Pero a Bardem, incansable e invencible, le quedaron ganas para seguir haciendo cine en España. Durante el rodaje de Calle Mayor, en Palencia, fue detenido a altas horas de la noche y trasladado a Madrid, donde ingresó en un calabozo de la Dirección General de Seguridad, de la Puerta del Sol. El escándalo internacional que organizó el Partido Comunista, al que pertenecía desde hacía muchos años, logró su excarcelación más o menos rápida. Después, todavía pudo venderle a su productor, Goyanes, del grupo de Cesáreo González, la idea de Los segadores, por mal título obligado de La venganza, sobre la exaltación épica de los trabajadores del campo y una lucha de rivalidades campesinas, que no podía traducir sus verdaderas intenciones políticas, con sus héroes positivos, su mensaje didáctico y su final apoteósico con la reconciliación nacional, que era por entonces la estrategia democrática española, para superar los traumas de la guerra civil. Fue su última superproducción, víctima de la estética del realismo socialista, a la que fue fiel siempre.

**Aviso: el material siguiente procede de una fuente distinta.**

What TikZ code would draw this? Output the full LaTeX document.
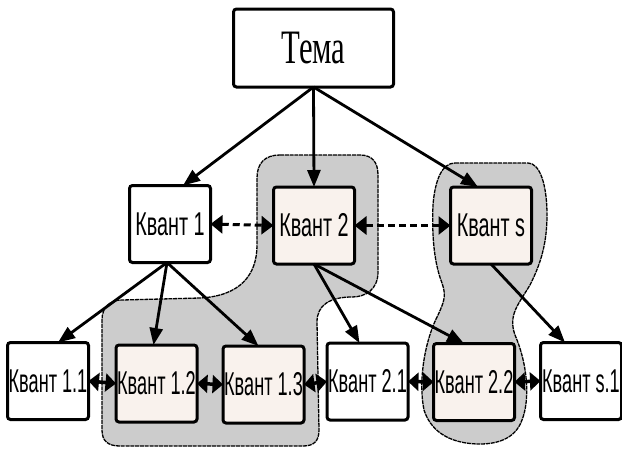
\documentclass[tikz,border=0pt]{standalone}
\usepackage{fontspec}
\usetikzlibrary{arrows.meta}
\newfontfamily\kvfont[FakeStretch=0.6]{Liberation Sans}
\newfontfamily\kvfontnarrow[FakeStretch=0.55]{Liberation Sans}
\newfontfamily\temafont[FakeStretch=0.64]{Liberation Serif}
\definecolor{blobgray}{RGB}{204,204,204}
\definecolor{cream}{RGB}{249,242,237}
\tikzset{
  box/.style={draw=black, line width=3pt, rounded corners=3pt, fill=white,
    minimum width=81pt, minimum height=77pt, inner sep=0pt, outer sep=0pt,
    font=\kvfont\fontsize{33}{33}\selectfont},
  low/.style={font=\kvfontnarrow\fontsize{33}{33}\selectfont},
  picked/.style={box, fill=cream},
  topbox/.style={box, minimum width=160pt, minimum height=78pt,
    font=\temafont\fontsize{48}{48}\selectfont},
  blob/.style={fill=blobgray, draw=black, line width=1.3pt, dash pattern=on 4pt off 0.8pt},
  tree/.style={line width=2.8pt, -{Triangle[length=17pt,width=13pt]}},
  peer/.style={line width=3pt, dash pattern=on 7pt off 4pt,
    {Triangle[length=12pt,width=18pt]}-{Triangle[length=12pt,width=18pt]}},
  link/.style={line width=3.5pt,
    {Triangle[length=10.5pt,width=18pt]}-{Triangle[length=10.5pt,width=18pt]}},
}
\begin{document}
\begin{tikzpicture}[x=1pt,y=-1pt]
\useasboundingbox (0,0) rectangle (622,448);

% shaded groups
\path[blob] (280,155) -- (360,155) .. controls (372,155) and (378,162) .. (378,175)
  -- (378,272) .. controls (378,290) and (365,297) .. (352,297)
  .. controls (330,297) and (317,305) .. (317,322) -- (319,430)
  .. controls (319,441) and (314,446) .. (303,446) -- (120,446)
  .. controls (108,446) and (102,441) .. (102,430) -- (102,320)
  .. controls (102,307) and (110,300) .. (122,300) -- (200,298)
  .. controls (240,296) and (257,275) .. (257,245) -- (257,178)
  .. controls (257,163) and (265,155) .. (280,155) -- cycle;
\path[blob] (455,163) -- (528,163) .. controls (540,163) and (547,185) .. (547,215)
  .. controls (547,245) and (540,265) .. (530,285)
  .. controls (518,305) and (508,315) .. (515,335)
  .. controls (528,365) and (530,400) .. (522,420)
  .. controls (515,440) and (495,444) .. (480,444)
  .. controls (455,444) and (432,435) .. (424,410)
  .. controls (418,380) and (425,340) .. (438,315)
  .. controls (445,300) and (446,295) .. (442,283)
  .. controls (433,260) and (432,230) .. (433,205)
  .. controls (435,180) and (442,163) .. (455,163) -- cycle;

% nodes
\node[topbox] (tema) at (313.5,48) {Тема};
\node[box]    (k1)  at (170,224)   {Квант 1};
\node[picked] (k2)  at (314,225.5) {Квант 2};
\node[picked] (ks)  at (491,225.5) {Квант s};
\node[box, low]    (k11) at (48,381)      {Квант 1.1};
\node[picked, low] (k12) at (156.5,383.5) {Квант 1.2};
\node[picked, low] (k13) at (263.5,384.5) {Квант 1.3};
\node[box, low]    (k21) at (367.5,381.5) {Квант 2.1};
\node[picked, low] (k22) at (474,382)     {Квант 2.2};
\node[box, low]    (ks1) at (581,381)     {Квант s.1};

% hierarchy
\draw[tree] (tema.south) -- ([xshift=13pt]k1.north);
\draw[tree] (tema.south) -- (k2.north);
\draw[tree] (tema.south) -- ([xshift=-13pt]ks.north);
\draw[tree] ([xshift=-3pt]k1.south) -- ([xshift=10pt]k11.north);
\draw[tree] ([xshift=-3pt]k1.south) -- ([xshift=-3pt]k12.north);
\draw[tree] ([xshift=-3pt]k1.south) -- ([xshift=-5pt]k13.north);
\draw[tree] (k2.south) -- ([xshift=-8pt]k21.north);
\draw[tree] (k2.south) -- ([xshift=-10pt]k22.north);
\draw[tree] (ks.south) -- ([xshift=-16pt]ks1.north);

% links between neighbours
\draw[peer] (k1.east) -- (k2.west);
\draw[peer] (k2.east) -- (ks.west);
\draw[link] (k11.east) -- (k12.west);
\draw[link] (k12.east) -- (k13.west);
\draw[link] (k13.east) -- (k21.west);
\draw[link] (k21.east) -- (k22.west);
\draw[link] (k22.east) -- (ks1.west);
\end{tikzpicture}
\end{document}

Ésta fue su gloria y su tragedia. Su primer gran cine, prodigio de equilibrio entre sensibilidad e inteligencia, no se volvió a repetir, a pesar de la tímida resurrección de su talento en Nunca pasa nada (1963), deslizándose por la pendiente del cine comercial y alimentario, en el que no creía y en el que utilizaba sus conocimientos técnicos para sobrevivir, en una industria en permanente crisis y que le daba la espalda. Cuando se me quejaba que no podía sacar adelante sus múltiples proyectos, yo siempre le argüía que era impensable que le dieran dinero sus enemigos ideológicos, que presumiblemente serían lapidados en sus películas, de un modo o de otro. Porque, con la habitual dicotomía de la cultura española con sus constantes banderías de blancos y negros, de buenos y malos, encarnadas en parejas representativas, él era siempre el malo. Durante el rodaje de La venganza, cayó por Albacete, donde teníamos el cuartel general por aquellos días, Carmen Polo, la mujer del dictador, y se la presentaron a Bardem, haciéndole los correspondientes elogios a su cine. La primera dama no recordaba ninguna de sus películas, salvo Murió hace quince años (de Rafael Gil), que 'ésa sí que era buena'.